* _GIVEN TASK_: Copy, exactly as written, the lines that begin at the one containing "Emit a Python script that matches this image, drawn with seaborn" and end at the one containing "delay_12 = [16.7, 27.0, 37.6, 45.2, 72.2, 127.0]". Skip any pictures in the data below.
───── DATASET EXCERPTS ─────
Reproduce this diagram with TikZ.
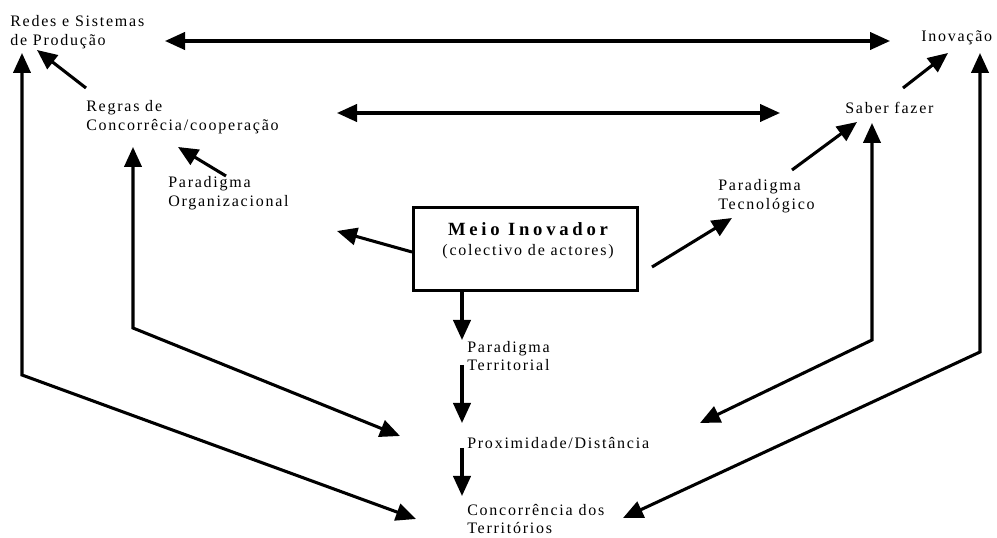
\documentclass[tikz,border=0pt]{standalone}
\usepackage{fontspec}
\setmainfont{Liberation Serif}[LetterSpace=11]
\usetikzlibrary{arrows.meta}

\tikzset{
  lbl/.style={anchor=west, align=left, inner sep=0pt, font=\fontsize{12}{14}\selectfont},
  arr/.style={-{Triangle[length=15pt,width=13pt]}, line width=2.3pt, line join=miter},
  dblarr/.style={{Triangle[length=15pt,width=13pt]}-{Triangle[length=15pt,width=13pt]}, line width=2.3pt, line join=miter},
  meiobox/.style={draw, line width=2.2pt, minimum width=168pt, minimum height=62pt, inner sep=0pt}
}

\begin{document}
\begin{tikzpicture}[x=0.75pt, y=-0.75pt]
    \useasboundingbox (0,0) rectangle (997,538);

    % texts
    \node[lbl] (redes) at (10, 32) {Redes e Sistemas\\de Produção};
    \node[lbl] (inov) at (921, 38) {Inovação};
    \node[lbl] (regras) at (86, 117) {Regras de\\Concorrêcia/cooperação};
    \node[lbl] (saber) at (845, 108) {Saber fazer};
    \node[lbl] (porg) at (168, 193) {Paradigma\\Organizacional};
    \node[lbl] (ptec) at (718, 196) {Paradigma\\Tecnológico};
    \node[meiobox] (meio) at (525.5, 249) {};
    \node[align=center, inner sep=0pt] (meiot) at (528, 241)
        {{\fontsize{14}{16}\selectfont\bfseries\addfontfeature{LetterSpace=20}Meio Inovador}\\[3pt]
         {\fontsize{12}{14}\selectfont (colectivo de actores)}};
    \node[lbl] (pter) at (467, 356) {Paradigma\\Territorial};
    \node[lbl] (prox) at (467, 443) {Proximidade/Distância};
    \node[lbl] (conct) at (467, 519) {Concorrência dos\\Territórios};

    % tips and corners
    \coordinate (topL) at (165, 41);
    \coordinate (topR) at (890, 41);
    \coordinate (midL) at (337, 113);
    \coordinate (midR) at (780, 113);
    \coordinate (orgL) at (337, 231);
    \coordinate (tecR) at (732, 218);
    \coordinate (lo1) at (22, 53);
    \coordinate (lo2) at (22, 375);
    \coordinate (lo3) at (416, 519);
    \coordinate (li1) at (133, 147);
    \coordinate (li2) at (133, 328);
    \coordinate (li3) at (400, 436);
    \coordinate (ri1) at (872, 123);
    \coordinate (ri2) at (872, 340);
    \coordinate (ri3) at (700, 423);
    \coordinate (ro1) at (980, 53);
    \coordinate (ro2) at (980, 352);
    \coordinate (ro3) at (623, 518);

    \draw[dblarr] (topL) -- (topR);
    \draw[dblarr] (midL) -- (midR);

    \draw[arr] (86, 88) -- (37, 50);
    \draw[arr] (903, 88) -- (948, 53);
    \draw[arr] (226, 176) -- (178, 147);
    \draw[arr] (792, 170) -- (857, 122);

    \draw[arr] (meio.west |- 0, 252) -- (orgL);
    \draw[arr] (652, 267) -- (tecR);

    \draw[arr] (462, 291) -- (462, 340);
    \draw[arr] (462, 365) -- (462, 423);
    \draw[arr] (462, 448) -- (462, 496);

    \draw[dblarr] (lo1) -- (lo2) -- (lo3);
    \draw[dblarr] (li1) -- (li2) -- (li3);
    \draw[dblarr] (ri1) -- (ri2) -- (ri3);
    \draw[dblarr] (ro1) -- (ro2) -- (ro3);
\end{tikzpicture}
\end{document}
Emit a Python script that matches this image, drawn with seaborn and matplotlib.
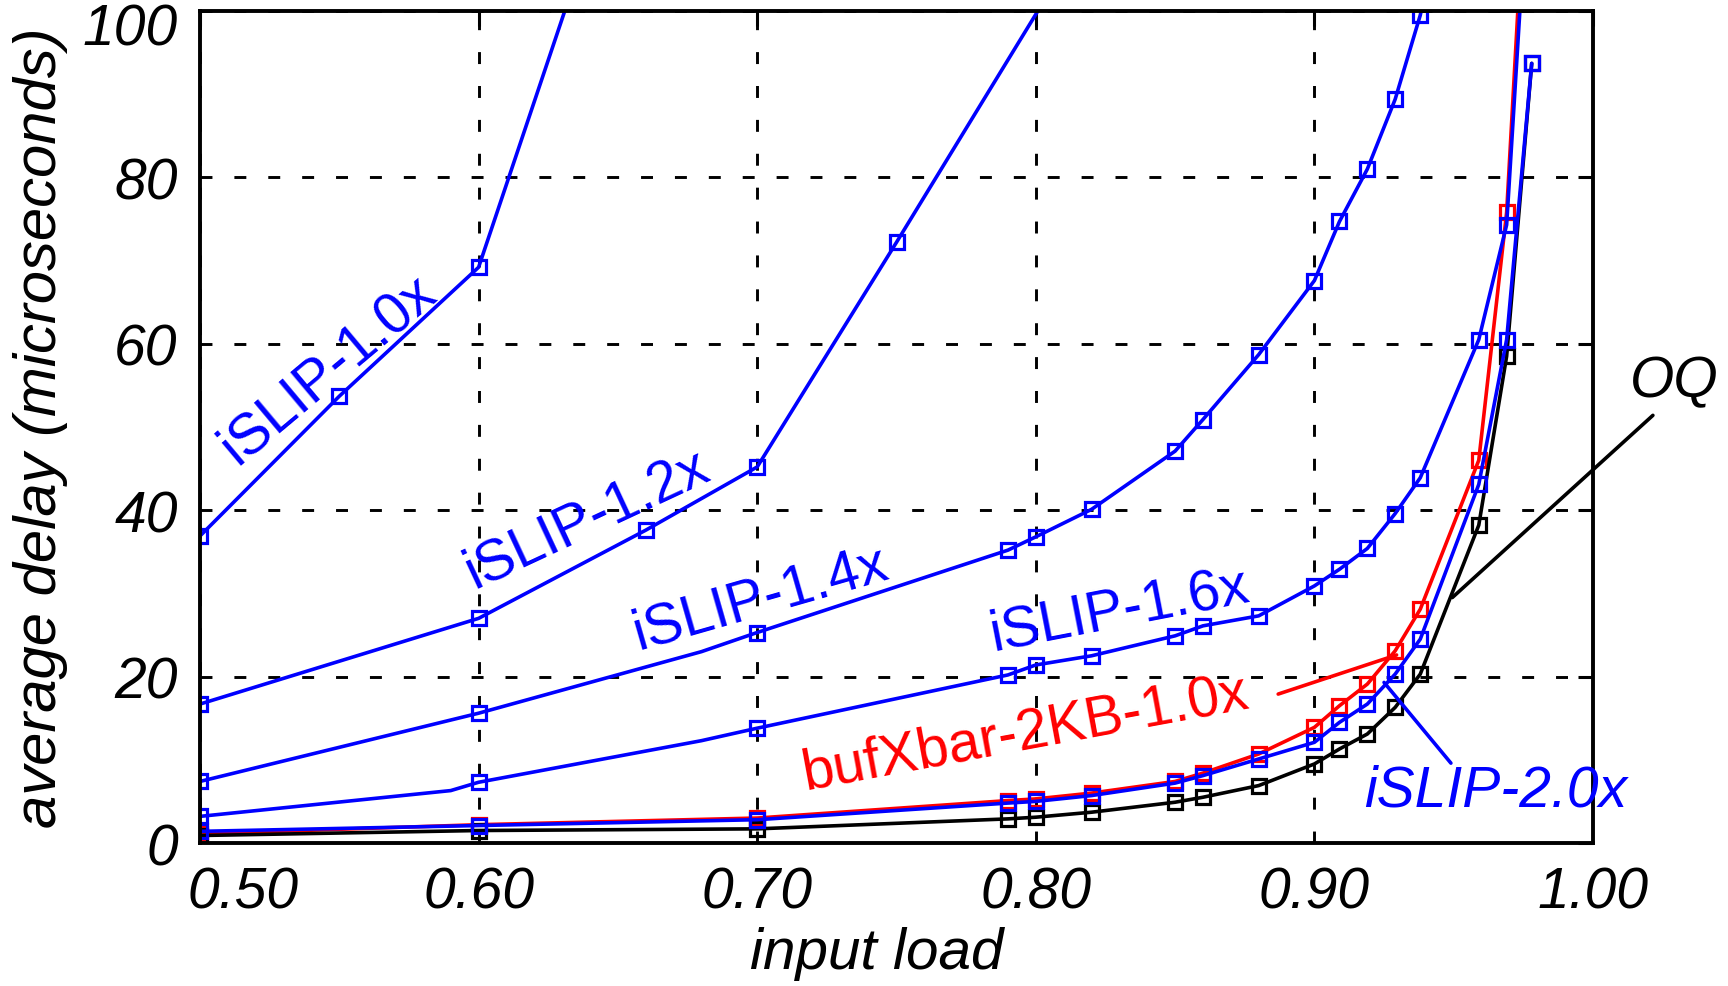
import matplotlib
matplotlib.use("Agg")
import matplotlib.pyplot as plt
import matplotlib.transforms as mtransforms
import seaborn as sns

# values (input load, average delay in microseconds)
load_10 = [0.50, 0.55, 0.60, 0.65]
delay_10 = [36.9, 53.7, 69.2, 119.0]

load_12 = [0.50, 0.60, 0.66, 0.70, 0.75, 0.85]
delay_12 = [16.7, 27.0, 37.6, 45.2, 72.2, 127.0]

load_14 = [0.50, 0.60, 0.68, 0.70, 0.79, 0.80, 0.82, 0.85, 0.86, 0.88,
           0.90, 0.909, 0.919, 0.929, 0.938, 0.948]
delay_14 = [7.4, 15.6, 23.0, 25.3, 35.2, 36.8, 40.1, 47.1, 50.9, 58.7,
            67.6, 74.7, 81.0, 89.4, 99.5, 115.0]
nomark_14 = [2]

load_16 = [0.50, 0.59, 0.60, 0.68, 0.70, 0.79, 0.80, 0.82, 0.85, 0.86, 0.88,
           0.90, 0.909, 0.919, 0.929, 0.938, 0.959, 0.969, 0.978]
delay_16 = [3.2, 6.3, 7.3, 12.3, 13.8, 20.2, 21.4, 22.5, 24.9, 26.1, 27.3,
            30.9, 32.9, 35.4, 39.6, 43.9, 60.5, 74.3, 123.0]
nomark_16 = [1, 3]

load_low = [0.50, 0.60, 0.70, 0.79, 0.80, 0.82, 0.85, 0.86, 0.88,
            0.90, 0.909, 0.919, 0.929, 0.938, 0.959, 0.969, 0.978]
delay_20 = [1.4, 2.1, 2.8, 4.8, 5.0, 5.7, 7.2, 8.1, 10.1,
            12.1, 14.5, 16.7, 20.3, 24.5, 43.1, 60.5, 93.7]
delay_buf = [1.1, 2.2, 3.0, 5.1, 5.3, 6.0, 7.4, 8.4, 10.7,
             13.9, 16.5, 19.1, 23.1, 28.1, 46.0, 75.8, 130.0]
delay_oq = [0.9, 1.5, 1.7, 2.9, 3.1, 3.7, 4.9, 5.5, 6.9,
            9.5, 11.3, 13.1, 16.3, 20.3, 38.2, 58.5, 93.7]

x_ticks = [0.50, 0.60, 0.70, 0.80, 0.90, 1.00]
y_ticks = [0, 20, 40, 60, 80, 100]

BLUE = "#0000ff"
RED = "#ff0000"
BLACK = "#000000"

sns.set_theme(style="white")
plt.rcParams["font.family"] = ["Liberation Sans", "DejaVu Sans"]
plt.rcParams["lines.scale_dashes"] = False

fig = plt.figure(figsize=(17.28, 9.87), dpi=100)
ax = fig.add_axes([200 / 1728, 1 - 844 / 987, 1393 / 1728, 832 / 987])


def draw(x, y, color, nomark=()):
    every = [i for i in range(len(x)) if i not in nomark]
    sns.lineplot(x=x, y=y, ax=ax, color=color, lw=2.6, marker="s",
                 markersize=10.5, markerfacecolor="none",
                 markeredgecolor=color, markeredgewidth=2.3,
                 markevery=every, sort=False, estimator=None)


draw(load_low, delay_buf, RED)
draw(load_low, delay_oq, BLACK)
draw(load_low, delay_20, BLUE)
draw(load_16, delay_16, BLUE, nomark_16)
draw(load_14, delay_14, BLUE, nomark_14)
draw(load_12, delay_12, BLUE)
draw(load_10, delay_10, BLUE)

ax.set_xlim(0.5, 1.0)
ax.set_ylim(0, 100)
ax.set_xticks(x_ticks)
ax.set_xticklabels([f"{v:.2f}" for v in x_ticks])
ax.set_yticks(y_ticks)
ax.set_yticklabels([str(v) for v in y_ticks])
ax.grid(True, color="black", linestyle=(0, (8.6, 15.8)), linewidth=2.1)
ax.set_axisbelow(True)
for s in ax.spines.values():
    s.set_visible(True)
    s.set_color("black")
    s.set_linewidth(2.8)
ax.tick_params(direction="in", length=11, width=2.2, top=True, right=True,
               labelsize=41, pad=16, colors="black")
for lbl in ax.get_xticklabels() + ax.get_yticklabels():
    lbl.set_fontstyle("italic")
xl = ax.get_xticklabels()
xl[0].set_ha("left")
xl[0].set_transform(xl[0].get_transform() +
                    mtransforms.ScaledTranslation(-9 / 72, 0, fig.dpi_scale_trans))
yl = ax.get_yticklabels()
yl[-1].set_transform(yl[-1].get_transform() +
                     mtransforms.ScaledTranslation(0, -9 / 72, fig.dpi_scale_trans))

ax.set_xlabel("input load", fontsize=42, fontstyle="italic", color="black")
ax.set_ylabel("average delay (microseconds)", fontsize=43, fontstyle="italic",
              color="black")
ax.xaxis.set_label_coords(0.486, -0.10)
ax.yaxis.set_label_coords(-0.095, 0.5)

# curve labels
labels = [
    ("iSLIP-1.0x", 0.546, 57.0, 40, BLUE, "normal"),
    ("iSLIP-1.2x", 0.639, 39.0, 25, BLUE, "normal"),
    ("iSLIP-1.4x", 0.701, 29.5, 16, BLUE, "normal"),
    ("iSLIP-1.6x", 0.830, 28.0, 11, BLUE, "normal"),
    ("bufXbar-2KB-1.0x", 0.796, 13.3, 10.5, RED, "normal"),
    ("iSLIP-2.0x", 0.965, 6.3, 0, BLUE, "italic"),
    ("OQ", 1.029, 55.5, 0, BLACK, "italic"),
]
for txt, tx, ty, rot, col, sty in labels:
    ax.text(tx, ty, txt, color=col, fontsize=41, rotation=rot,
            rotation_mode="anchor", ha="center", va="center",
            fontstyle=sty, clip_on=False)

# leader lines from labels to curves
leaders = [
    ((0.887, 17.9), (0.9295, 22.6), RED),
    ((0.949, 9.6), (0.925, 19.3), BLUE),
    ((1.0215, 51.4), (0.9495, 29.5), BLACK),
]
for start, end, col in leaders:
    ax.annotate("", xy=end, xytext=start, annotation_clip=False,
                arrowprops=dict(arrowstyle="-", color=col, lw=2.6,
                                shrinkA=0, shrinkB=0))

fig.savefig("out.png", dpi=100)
─────
───── DATASET EXCERPTS ─────
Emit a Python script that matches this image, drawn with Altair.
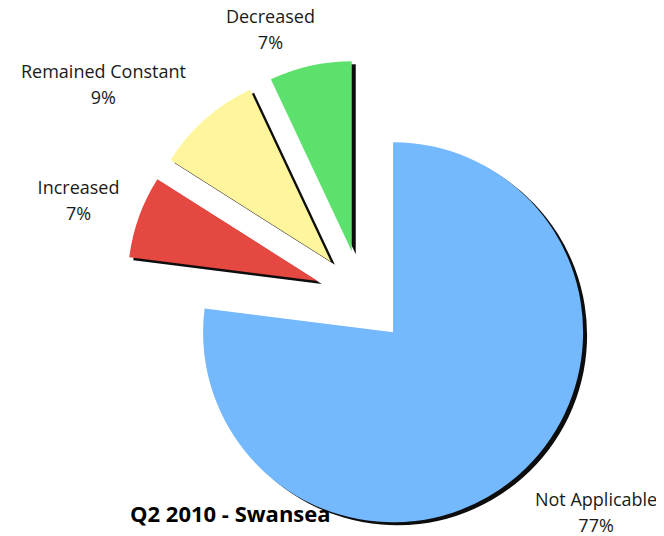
─────
* _SOLUTION TO THIS TASK_:
Emit a Python script that matches this image, drawn with seaborn and matplotlib.
import matplotlib
matplotlib.use("Agg")
import matplotlib.pyplot as plt
import matplotlib.transforms as mtransforms
import seaborn as sns

# values (input load, average delay in microseconds)
load_10 = [0.50, 0.55, 0.60, 0.65]
delay_10 = [36.9, 53.7, 69.2, 119.0]

load_12 = [0.50, 0.60, 0.66, 0.70, 0.75, 0.85]
delay_12 = [16.7, 27.0, 37.6, 45.2, 72.2, 127.0]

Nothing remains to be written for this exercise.